In my day in high school, the only thing women were allowed to do in sports was join the ‘dance line,’ which was like the cheer-leader squad.  There were no women’s sports.  After Title IX in 1972 (under Nixon, I might add) American girls were finally allowed to get involved in sports, and this has made great changes in women’s abilities.  Many women of my generation are not involved in exercising at all, while many younger women participate in sports and exercise, simply due to Title IX.  Just look at the capable young female bike riders on the streets to see how this plays out in real life. 

In the Olympics, women’s achievements seemed to be roughly linked to the development of a country, and also its cultural values – specifically religion.  It is not just that countries which are wealthy or partly or mostly developed always bring forth women.  For example, Saudi Arabia is wealthy, and India is supposedly one of the great rising ‘tigers’ of neo-liberalism.  (While the real tigers are all being killed.)  Yet in neither country have women made a significant contribution in the Olympics.  The Saudi’s and other countries were humiliated into enrolling a couple of women in hijabs this year for the first time.  As a result, this is the first year that women are represented on every Olympic team.  India, with 1.2 billion people, spent more money than they ever have, and so far have only gained 5 medals – with a woman winning bronze in badminton and another in judo.  Yet China, which is sometimes compared to India, and does not suffer from Hindu and Islamic fundamentalism, sent 100s of women to the games.  African women participated too – even from the poorest countries like Kenya and Ethiopia. (One winner oddly plastered a picture of Mary and baby Jesus on her forehead after she won a long distance race.)   The Saudi women – and other women from Muslim countries – are almost invisible.  The only exceptions are some Turkish runners and one Malyasian girl in diving.  Turkey, under the revolutionary Kemel Ataturk, expelled Islamic controls in the war for independence in 1922 after a 4 year war for independence against the British.  Women were then given rights, unlike many other Middle-eastern countries.  The Turkish women did not run in hijabs or burkas, which would make running harder, and at least got into the final heats.

India and Saudi Arabia, both U.S. allies, are consistently listed in the top 10 worst countries for women in the world.  
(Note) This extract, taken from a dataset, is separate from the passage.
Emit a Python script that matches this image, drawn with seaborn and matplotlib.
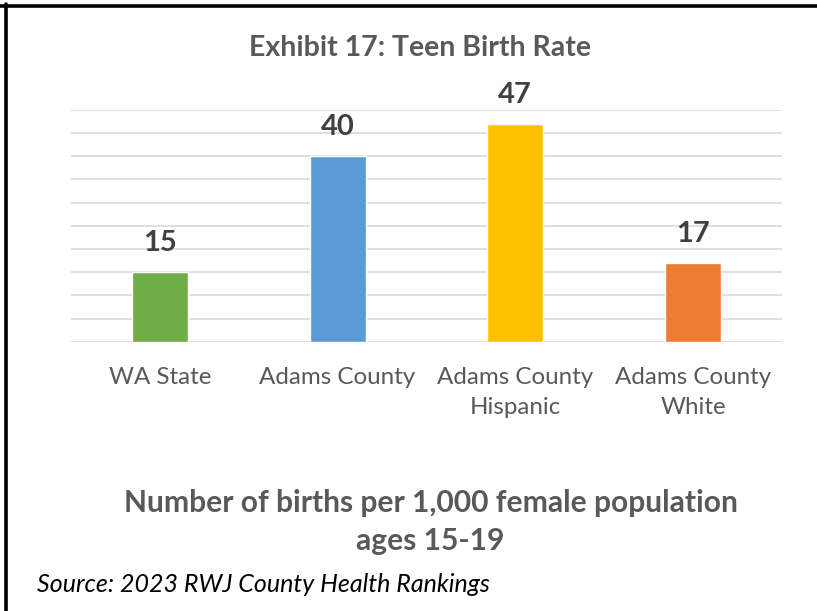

The Malaysian girl came from a country that is only 61% Islamic, and she became the first Malaysian woman to win a medal for her country, a bronze.  I do not know her religion, but Islam is weaker in Malaysia than in Afghanistan or Iran, for instance.  Several Iranian women did compete in the Olympics.  However, they are not allowed to compete in swimming events, due to the allegedly skimpy clothing involved.  Clothing for every sport in Iran has to be approved by the regime – and Iranian women are still waiting for approval regarding karate uniforms, so they could not compete there either.  Iranian women cannot compete in any sport in Iran before an audience of men, even their fathers, which of course limits their abilities and participation.  How the reactionaries in Tehran square that with competing internationally before men at the Olympics is anyone’s guess.  Perhaps the immense political humiliation that would follow if they forbade it?

Title IX was a product of a domestic women’s movement in 1972, but was also the product of the success of women’s sports in the USSR and eastern Europe, especially as displayed at the Olympics. The comparison did not sit well with US authorities.  After all, the Soviets had attained their version of Title IX and the ERA in 1917 after the Bolshevik Revolution.  Like civil rights, which was not just a product of black struggle, but also chided into being by relentless international propaganda against racism run by the USSR, and through domestic, communist-inspired songs like “Strange Fruit” (See review of ‘Malcolm X,’ or “33 Revolutions Per Minute,” below) - abrogations of women's rights are having a harder and harder time existing in national isolation.